The researchers write that rubber prices are currently low, which may lead to a lull in rubber expansion. This, they say, could provide governments a chance to develop land use strategies that could mitigate environmental damage from agroindustry.

However, this relatively low price point has not appeared to deter industry expansion completely. For instance, Europe-based international commodity company Socfin is finishing up construction of its first rubber processing facility in the Mondulkiri province of Cambodia. In an interview with the Phnom Penh Post, Socfin General Manager Jef Boedt said he expects prices to fluctuate between $1,400 and $1,600 per ton in the coming months, but is placing a higher probability on a more upward trend.

The researchers write that as they stand now, carbon prices likely do not provide enough incentive to protect Southeast Asian forests from rubber expansion.

“Forests are less likely to be protected using carbon finance if the payments coming in are much lower than the profits the forest would generate if cut down,” Warren-Thomas said. “We show that where demand for land for rubber plantations is driving deforestation, carbon payments are unlikely to appear an attractive alternative.”

To alleviate this situation, the study recommends raising carbon prices to make them more competitive with industrial agriculture.
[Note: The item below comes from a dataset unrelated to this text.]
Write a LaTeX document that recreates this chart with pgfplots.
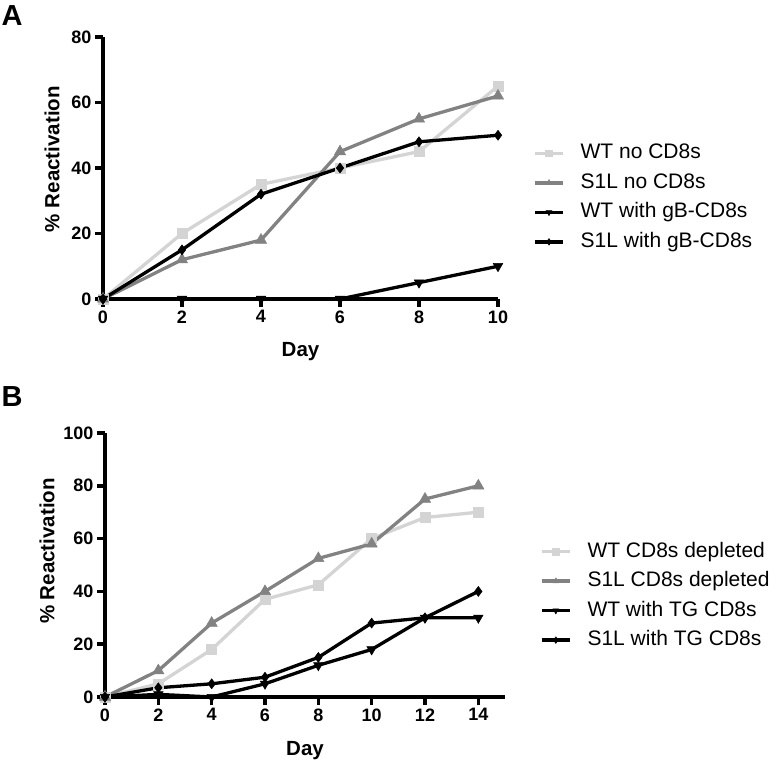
\documentclass[border=0pt]{standalone}
\usepackage{fontspec}
\setmainfont{Liberation Sans}
\usepackage{pgfplots}
\pgfplotsset{compat=1.18}

\definecolor{lgray}{RGB}{212,212,212}
\definecolor{mgray}{RGB}{130,130,130}

\newcommand{\tickfs}{\fontsize{18}{20}\selectfont\bfseries}
\newcommand{\labfs}{\fontsize{20.5}{22}\selectfont\bfseries}
\newcommand{\legfs}{\fontsize{21}{23}\selectfont}

\pgfplotsset{
  gp/.style={
    scale only axis,
    axis lines=left,
    axis line style={line width=4pt,-},
    every tick/.style={line width=3.5pt,black},
    tick align=outside,
    major tick length=8pt,
    tick label style={font=\tickfs},
    /pgf/number format/assume math mode=true,
    label style={font=\labfs},
    legend cell align=left,
    legend style={draw=none, fill=none, inner sep=0pt, row sep=10.5pt, column sep=16pt,
      nodes={inner sep=0pt, text height=15pt, text depth=4pt, font=\legfs}},
    legend image code/.code={\draw[mark repeat=2,mark phase=2,##1,mark size=3.3pt] plot coordinates {(0pt,0pt) (14pt,0pt) (28pt,0pt)};},
    clip=false,
  },
  s1/.style={color=lgray, line width=3.3pt, mark=square*, mark size=5pt, mark options={solid, line width=0.5pt}},
  s2/.style={color=mgray, line width=3.3pt, mark=triangle*, mark size=6.5pt, mark options={solid, line width=0.5pt}},
  s3/.style={color=black, line width=3.3pt, mark=triangle*, mark size=5.5pt, mark options={solid, rotate=180, line width=0.5pt}},
  s4/.style={color=black, line width=3.3pt, mark=diamond*, mark size=5pt, mark options={solid, line width=0.5pt}},
}

\begin{document}
\begin{tikzpicture}[x=1pt,y=1pt]
\path[use as bounding box] (0,0) rectangle (770,763);
\node[font=\fontsize{29}{31}\selectfont\bfseries, anchor=center] at (12,747) {A};
\node[font=\fontsize{29}{31}\selectfont\bfseries, anchor=center] at (12,366) {B};

\begin{axis}[gp,
  at={(103pt,464pt)}, anchor=south west,
  width=395pt, height=262pt,
  xmin=0, xmax=10, ymin=0, ymax=80,
  xtick={0,2,4,6,8,10}, ytick={0,20,40,60,80},
  xlabel={Day}, ylabel={\% Reactivation},
  xlabel style={at={(axis description cs:0.5,-0.221)}, anchor=base},
  ylabel style={at={(axis description cs:-0.129,0.534)}, anchor=center},
  legend style={at={(axis description cs:1.089,0.387)}, anchor=west},
]
\addplot[s1] coordinates {(0,0) (2,20) (4,35) (6,40) (8,45) (10,65)};
\addlegendentry{WT no CD8s}
\addplot[s2] coordinates {(0,0) (2,12) (4,18) (6,45) (8,55) (10,62)};
\addlegendentry{S1L no CD8s}
\addplot[s3] coordinates {(0,0) (2,0) (4,0) (6,0) (8,5) (10,10)};
\addlegendentry{WT with gB-CD8s}
\addplot[s4] coordinates {(0,0) (2,15) (4,32) (6,40) (8,48) (10,50)};
\addlegendentry{S1L with gB-CD8s}
\end{axis}

\begin{axis}[gp,
  at={(105pt,66pt)}, anchor=south west,
  width=400pt, height=264pt,
  xmin=0, xmax=15, ymin=0, ymax=100,
  xtick={0,2,4,6,8,10,12,14}, ytick={0,20,40,60,80,100},
  xlabel={Day}, ylabel={\% Reactivation},
  xlabel style={at={(axis description cs:0.5,-0.223)}, anchor=base},
  ylabel style={at={(axis description cs:-0.145,0.553)}, anchor=center},
  legend style={at={(axis description cs:1.0875,0.383)}, anchor=west},
]
\addplot[s1] coordinates {(0,0) (2,5) (4,18) (6,37) (8,42.5) (10,60) (12,68) (14,70)};
\addlegendentry{WT CD8s depleted}
\addplot[s2] coordinates {(0,0) (2,10) (4,28) (6,40) (8,52.5) (10,58) (12,75) (14,80)};
\addlegendentry{S1L CD8s depleted}
\addplot[s3] coordinates {(0,0) (2,1) (4,0) (6,5) (8,12) (10,18) (12,30) (14,30)};
\addlegendentry{WT with TG CD8s}
\addplot[s4] coordinates {(0,0) (2,3.5) (4,5) (6,7.5) (8,15) (10,28) (12,30) (14,40)};
\addlegendentry{S1L with TG CD8s}
\end{axis}
\end{tikzpicture}
\end{document}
It also urges more corporate zero-deforestation pledges as well as increased governmental regulation of plantation expansion and enforcement of forest protection.

However, Warren-Thomas expressed concern that this may not be enough.

“The threat of rubber could be reduced by the zero-deforestation pledges that have already been made by big tire companies, government regulations, or enforcement of existing forest protection laws,” she said. “But ultimately, the demand for natural rubber might only be mitigated by further development of synthetic alternatives or improvements in recycling natural rubber.”